----- Material for this exercise -----

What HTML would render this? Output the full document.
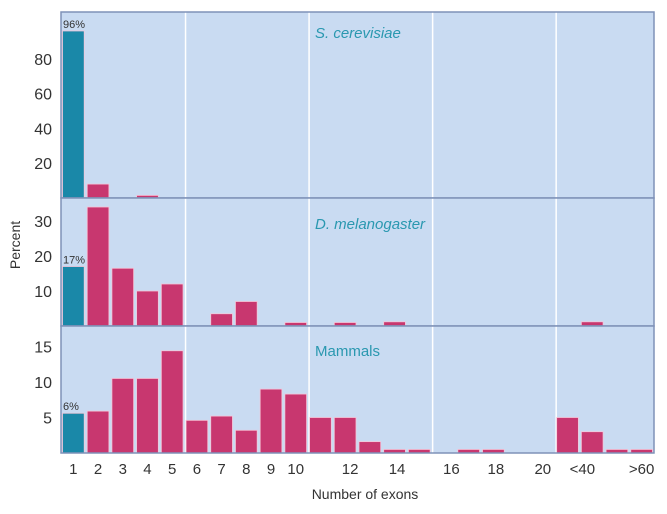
<!DOCTYPE html>
<html><head><meta charset="utf-8"><style>
body{margin:0;background:#fff;width:667px;height:509px;overflow:hidden}
svg{font-family:"Liberation Sans",sans-serif}
</style></head><body>
<svg id="chart" width="667" height="509" viewBox="0 0 667 509"></svg>
<script>
const categories=["1","2","3","4","5","6","7","8","9","10","11","12","13","14","15","16","17","18","19","20","21-40a","21-40b","41-60",">60"];
const yeastValues=[96,8,0,1.5,0,0,0,0,0,0,0,0,0,0,0,0,0,0,0,0,0,0,0,0];
const flyValues=[17,34,16.5,10,12,0,3.5,7,0,1,0,1,0,1.2,0,0,0,0,0,0,0,1.2,0,0];
const mammalValues=[5.6,5.9,10.5,10.5,14.4,4.6,5.2,3.2,9,8.3,5,5,1.6,0.5,0.5,0,0.5,0.5,0,0,5,3,0.5,0.5];
const xTickLabels=["1","2","3","4","5","6","7","8","9","10","12","14","16","18","20","<40",">60"];
const xTickPos=[0,1,2,3,4,5,6,7,8,9,11.2,13.1,15.3,17.1,19.0,20.6,23.0];
const yeastTicks=[20,40,60,80];
const flyTicks=[10,20,30];
const mammalTicks=[5,10,15];
const pctLabels=["96%","17%","6%"];

const svg=document.getElementById('chart');
const NS="http://www.w3.org/2000/svg";
function mk(tag,attrs){const e=document.createElementNS(NS,tag);for(const k in attrs)e.setAttribute(k,attrs[k]);svg.appendChild(e);return e;}
const X0=61,X1=654,SW=(X1-X0)/24;
function xPos(i){return X0+i*SW;}
const panels=[
 {name:'yeast',vals:yeastValues,ticks:yeastTicks,top:12,bottom:198,scale:1.74,title:'S. cerevisiae',ty:38,italic:true},
 {name:'fly',vals:flyValues,ticks:flyTicks,top:198,bottom:326,scale:3.5,title:'D. melanogaster',ty:229,italic:true},
 {name:'mammal',vals:mammalValues,ticks:mammalTicks,top:326,bottom:453,scale:7.1,title:'Mammals',ty:356,italic:false}
];
panels.forEach((p,pi)=>{
 let r=mk('rect',{x:X0,y:p.top,width:X1-X0,height:p.bottom-p.top,fill:'#c9dbf2'});
 
 
 [5,10,15,20].forEach(k=>{
  let l=mk('line',{x1:xPos(k)+1,x2:xPos(k)+1,y1:p.top,y2:p.bottom,stroke:'#fff','stroke-width':1.5});
  
  
 });
 function yS(v){return p.bottom-v*p.scale;}
 p.vals.forEach((v,i)=>{
  if(v<=0)return;
  let b=mk('rect',{x:xPos(i)+1.5,y:yS(v),width:SW-3,height:v*p.scale,fill:i===0?'#1a88a8':'#c8376f',stroke:'#f4c6d8','stroke-width':0.8});
  
  
 });
 p.ticks.forEach(t=>{
  let tx=mk('text',{x:52,y:yS(t)+6,'text-anchor':'end','font-size':16,fill:'#333'});
  tx.textContent=t;
  
  
 });
 let pl=mk('text',{x:63,y:yS(p.vals[0])-3,'font-size':11,fill:'#333'});
 pl.textContent=pctLabels[pi];
 
 
 let tt=mk('text',{x:315,y:p.ty,'font-size':15,fill:'#2a98b0','font-style':p.italic?'italic':'normal'});
 tt.textContent=p.title;
 
 
 let bd=mk('rect',{x:X0,y:p.top,width:X1-X0,height:p.bottom-p.top,fill:'none',stroke:'#7f92b8','stroke-width':1.5});
 
 
});
xTickLabels.forEach((s,i)=>{
 let t=mk('text',{x:xPos(xTickPos[i])+SW/2,y:474,'text-anchor':'middle','font-size':15,fill:'#333'});
 t.textContent=s;
 
 
});
let xt=mk('text',{x:365,y:499,'text-anchor':'middle','font-size':14,fill:'#333'});
xt.textContent='Number of exons';


let yt=mk('text',{x:20,y:245,'text-anchor':'middle','font-size':14,fill:'#333',transform:'rotate(-90 20 245)'});
yt.textContent='Percent';


</script>
</body></html>
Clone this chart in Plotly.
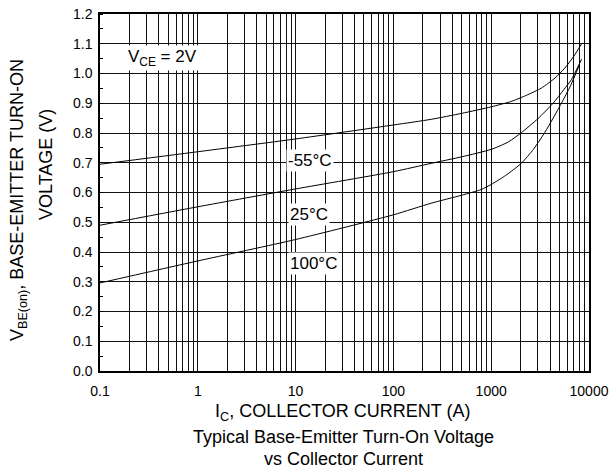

-----

## [What the task requires]
Would you set down the listing exactly, omitting pictures?

## [Answer for this exercise]
What HTML would render this? Output the full document.
<!DOCTYPE html>
<html><head><meta charset="utf-8"><style>
body{margin:0;background:#fff;width:667px;height:509px;overflow:hidden}
svg{font-family:"Liberation Sans",sans-serif}
</style></head><body>
<svg id="chart" width="667" height="509" viewBox="0 0 667 509"></svg>
<script>
const categories=["1","2","3","4","5","6","7","8","9","10","11","12","13","14","15","16","17","18","19","20","21-40a","21-40b","41-60",">60"];
const yeastValues=[96,8,0,1.5,0,0,0,0,0,0,0,0,0,0,0,0,0,0,0,0,0,0,0,0];
const flyValues=[17,34,16.5,10,12,0,3.5,7,0,1,0,1,0,1.2,0,0,0,0,0,0,0,1.2,0,0];
const mammalValues=[5.6,5.9,10.5,10.5,14.4,4.6,5.2,3.2,9,8.3,5,5,1.6,0.5,0.5,0,0.5,0.5,0,0,5,3,0.5,0.5];
const xTickLabels=["1","2","3","4","5","6","7","8","9","10","12","14","16","18","20","<40",">60"];
const xTickPos=[0,1,2,3,4,5,6,7,8,9,11.2,13.1,15.3,17.1,19.0,20.6,23.0];
const yeastTicks=[20,40,60,80];
const flyTicks=[10,20,30];
const mammalTicks=[5,10,15];
const pctLabels=["96%","17%","6%"];

const svg=document.getElementById('chart');
const NS="http://www.w3.org/2000/svg";
function mk(tag,attrs){const e=document.createElementNS(NS,tag);for(const k in attrs)e.setAttribute(k,attrs[k]);svg.appendChild(e);return e;}
const X0=61,X1=654,SW=(X1-X0)/24;
function xPos(i){return X0+i*SW;}
const panels=[
 {name:'yeast',vals:yeastValues,ticks:yeastTicks,top:12,bottom:198,scale:1.74,title:'S. cerevisiae',ty:38,italic:true},
 {name:'fly',vals:flyValues,ticks:flyTicks,top:198,bottom:326,scale:3.5,title:'D. melanogaster',ty:229,italic:true},
 {name:'mammal',vals:mammalValues,ticks:mammalTicks,top:326,bottom:453,scale:7.1,title:'Mammals',ty:356,italic:false}
];
panels.forEach((p,pi)=>{
 let r=mk('rect',{x:X0,y:p.top,width:X1-X0,height:p.bottom-p.top,fill:'#c9dbf2'});
 
 
 [5,10,15,20].forEach(k=>{
  let l=mk('line',{x1:xPos(k)+1,x2:xPos(k)+1,y1:p.top,y2:p.bottom,stroke:'#fff','stroke-width':1.5});
  
  
 });
 function yS(v){return p.bottom-v*p.scale;}
 p.vals.forEach((v,i)=>{
  if(v<=0)return;
  let b=mk('rect',{x:xPos(i)+1.5,y:yS(v),width:SW-3,height:v*p.scale,fill:i===0?'#1a88a8':'#c8376f',stroke:'#f4c6d8','stroke-width':0.8});
  
  
 });
 p.ticks.forEach(t=>{
  let tx=mk('text',{x:52,y:yS(t)+6,'text-anchor':'end','font-size':16,fill:'#333'});
  tx.textContent=t;
  
  
 });
 let pl=mk('text',{x:63,y:yS(p.vals[0])-3,'font-size':11,fill:'#333'});
 pl.textContent=pctLabels[pi];
 
 
 let tt=mk('text',{x:315,y:p.ty,'font-size':15,fill:'#2a98b0','font-style':p.italic?'italic':'normal'});
 tt.textContent=p.title;
 
 
 let bd=mk('rect',{x:X0,y:p.top,width:X1-X0,height:p.bottom-p.top,fill:'none',stroke:'#7f92b8','stroke-width':1.5});
 
 
});
xTickLabels.forEach((s,i)=>{
 let t=mk('text',{x:xPos(xTickPos[i])+SW/2,y:474,'text-anchor':'middle','font-size':15,fill:'#333'});
 t.textContent=s;
 
 
});
let xt=mk('text',{x:365,y:499,'text-anchor':'middle','font-size':14,fill:'#333'});
xt.textContent='Number of exons';


let yt=mk('text',{x:20,y:245,'text-anchor':'middle','font-size':14,fill:'#333',transform:'rotate(-90 20 245)'});
yt.textContent='Percent';


</script>
</body></html>
Clone this chart in Plotly.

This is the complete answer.